TASK DETAILS - Write the data out again exactly, dropping any images it holds.

SUPPLIED MATERIAL -
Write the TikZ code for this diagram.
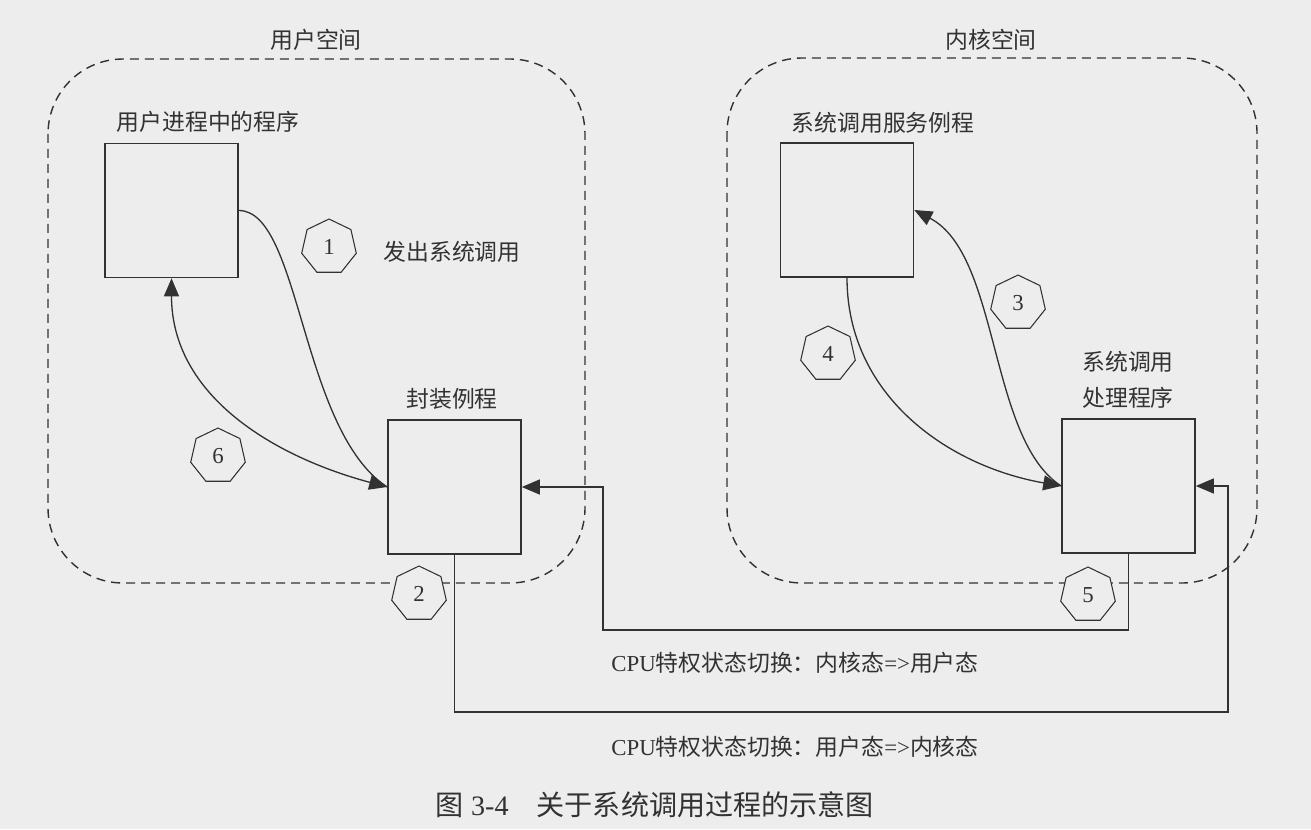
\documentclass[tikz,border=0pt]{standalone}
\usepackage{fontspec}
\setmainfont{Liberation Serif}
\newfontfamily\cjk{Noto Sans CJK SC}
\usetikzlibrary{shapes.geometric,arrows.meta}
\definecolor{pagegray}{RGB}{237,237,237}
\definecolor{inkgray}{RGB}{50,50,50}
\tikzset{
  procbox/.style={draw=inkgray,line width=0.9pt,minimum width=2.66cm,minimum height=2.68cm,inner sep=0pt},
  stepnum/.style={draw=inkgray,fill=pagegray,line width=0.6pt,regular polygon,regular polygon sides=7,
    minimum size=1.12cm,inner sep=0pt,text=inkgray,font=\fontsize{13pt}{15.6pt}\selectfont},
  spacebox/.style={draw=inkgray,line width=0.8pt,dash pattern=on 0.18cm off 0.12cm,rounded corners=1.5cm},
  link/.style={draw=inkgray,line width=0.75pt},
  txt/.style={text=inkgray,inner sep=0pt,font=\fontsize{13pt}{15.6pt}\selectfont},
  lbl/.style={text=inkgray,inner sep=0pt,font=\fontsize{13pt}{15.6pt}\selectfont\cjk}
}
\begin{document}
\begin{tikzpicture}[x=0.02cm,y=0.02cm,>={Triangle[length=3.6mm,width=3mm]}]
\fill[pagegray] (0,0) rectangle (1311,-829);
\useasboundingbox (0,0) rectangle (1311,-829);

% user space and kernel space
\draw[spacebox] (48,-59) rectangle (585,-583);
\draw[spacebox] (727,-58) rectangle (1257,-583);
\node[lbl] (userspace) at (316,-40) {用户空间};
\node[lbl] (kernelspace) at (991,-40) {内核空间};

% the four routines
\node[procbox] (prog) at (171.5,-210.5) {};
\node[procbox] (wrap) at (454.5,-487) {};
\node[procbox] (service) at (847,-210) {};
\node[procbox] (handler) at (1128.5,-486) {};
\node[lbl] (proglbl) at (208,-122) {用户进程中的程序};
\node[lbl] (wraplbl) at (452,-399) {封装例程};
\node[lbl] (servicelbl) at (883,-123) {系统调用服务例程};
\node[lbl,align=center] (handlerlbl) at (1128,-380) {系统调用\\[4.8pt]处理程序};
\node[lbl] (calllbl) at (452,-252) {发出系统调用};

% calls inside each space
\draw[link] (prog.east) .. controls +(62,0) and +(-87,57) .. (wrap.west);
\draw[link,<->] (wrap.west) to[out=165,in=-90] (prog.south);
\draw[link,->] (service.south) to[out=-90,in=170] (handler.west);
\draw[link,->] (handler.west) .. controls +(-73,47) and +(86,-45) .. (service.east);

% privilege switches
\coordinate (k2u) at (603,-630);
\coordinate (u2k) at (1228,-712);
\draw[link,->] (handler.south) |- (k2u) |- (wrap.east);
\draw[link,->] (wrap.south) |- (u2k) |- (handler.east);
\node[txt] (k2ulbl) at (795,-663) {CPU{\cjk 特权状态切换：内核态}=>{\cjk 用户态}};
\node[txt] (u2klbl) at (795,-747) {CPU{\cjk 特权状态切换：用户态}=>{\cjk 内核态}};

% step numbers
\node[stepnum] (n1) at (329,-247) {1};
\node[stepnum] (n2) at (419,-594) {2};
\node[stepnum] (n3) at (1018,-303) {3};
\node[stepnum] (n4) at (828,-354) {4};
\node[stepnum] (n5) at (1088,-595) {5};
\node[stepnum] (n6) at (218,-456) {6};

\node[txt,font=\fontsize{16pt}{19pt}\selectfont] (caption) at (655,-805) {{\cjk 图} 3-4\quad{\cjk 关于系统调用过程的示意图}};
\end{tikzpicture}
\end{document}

COMPLETED TASK -
Write the TikZ code for this diagram.
\documentclass[tikz,border=0pt]{standalone}
\usepackage{fontspec}
\setmainfont{Liberation Serif}
\newfontfamily\cjk{Noto Sans CJK SC}
\usetikzlibrary{shapes.geometric,arrows.meta}
\definecolor{pagegray}{RGB}{237,237,237}
\definecolor{inkgray}{RGB}{50,50,50}
\tikzset{
  procbox/.style={draw=inkgray,line width=0.9pt,minimum width=2.66cm,minimum height=2.68cm,inner sep=0pt},
  stepnum/.style={draw=inkgray,fill=pagegray,line width=0.6pt,regular polygon,regular polygon sides=7,
    minimum size=1.12cm,inner sep=0pt,text=inkgray,font=\fontsize{13pt}{15.6pt}\selectfont},
  spacebox/.style={draw=inkgray,line width=0.8pt,dash pattern=on 0.18cm off 0.12cm,rounded corners=1.5cm},
  link/.style={draw=inkgray,line width=0.75pt},
  txt/.style={text=inkgray,inner sep=0pt,font=\fontsize{13pt}{15.6pt}\selectfont},
  lbl/.style={text=inkgray,inner sep=0pt,font=\fontsize{13pt}{15.6pt}\selectfont\cjk}
}
\begin{document}
\begin{tikzpicture}[x=0.02cm,y=0.02cm,>={Triangle[length=3.6mm,width=3mm]}]
\fill[pagegray] (0,0) rectangle (1311,-829);
\useasboundingbox (0,0) rectangle (1311,-829);

% user space and kernel space
\draw[spacebox] (48,-59) rectangle (585,-583);
\draw[spacebox] (727,-58) rectangle (1257,-583);
\node[lbl] (userspace) at (316,-40) {用户空间};
\node[lbl] (kernelspace) at (991,-40) {内核空间};

% the four routines
\node[procbox] (prog) at (171.5,-210.5) {};
\node[procbox] (wrap) at (454.5,-487) {};
\node[procbox] (service) at (847,-210) {};
\node[procbox] (handler) at (1128.5,-486) {};
\node[lbl] (proglbl) at (208,-122) {用户进程中的程序};
\node[lbl] (wraplbl) at (452,-399) {封装例程};
\node[lbl] (servicelbl) at (883,-123) {系统调用服务例程};
\node[lbl,align=center] (handlerlbl) at (1128,-380) {系统调用\\[4.8pt]处理程序};
\node[lbl] (calllbl) at (452,-252) {发出系统调用};

% calls inside each space
\draw[link] (prog.east) .. controls +(62,0) and +(-87,57) .. (wrap.west);
\draw[link,<->] (wrap.west) to[out=165,in=-90] (prog.south);
\draw[link,->] (service.south) to[out=-90,in=170] (handler.west);
\draw[link,->] (handler.west) .. controls +(-73,47) and +(86,-45) .. (service.east);

% privilege switches
\coordinate (k2u) at (603,-630);
\coordinate (u2k) at (1228,-712);
\draw[link,->] (handler.south) |- (k2u) |- (wrap.east);
\draw[link,->] (wrap.south) |- (u2k) |- (handler.east);
\node[txt] (k2ulbl) at (795,-663) {CPU{\cjk 特权状态切换：内核态}=>{\cjk 用户态}};
\node[txt] (u2klbl) at (795,-747) {CPU{\cjk 特权状态切换：用户态}=>{\cjk 内核态}};

% step numbers
\node[stepnum] (n1) at (329,-247) {1};
\node[stepnum] (n2) at (419,-594) {2};
\node[stepnum] (n3) at (1018,-303) {3};
\node[stepnum] (n4) at (828,-354) {4};
\node[stepnum] (n5) at (1088,-595) {5};
\node[stepnum] (n6) at (218,-456) {6};

\node[txt,font=\fontsize{16pt}{19pt}\selectfont] (caption) at (655,-805) {{\cjk 图} 3-4\quad{\cjk 关于系统调用过程的示意图}};
\end{tikzpicture}
\end{document}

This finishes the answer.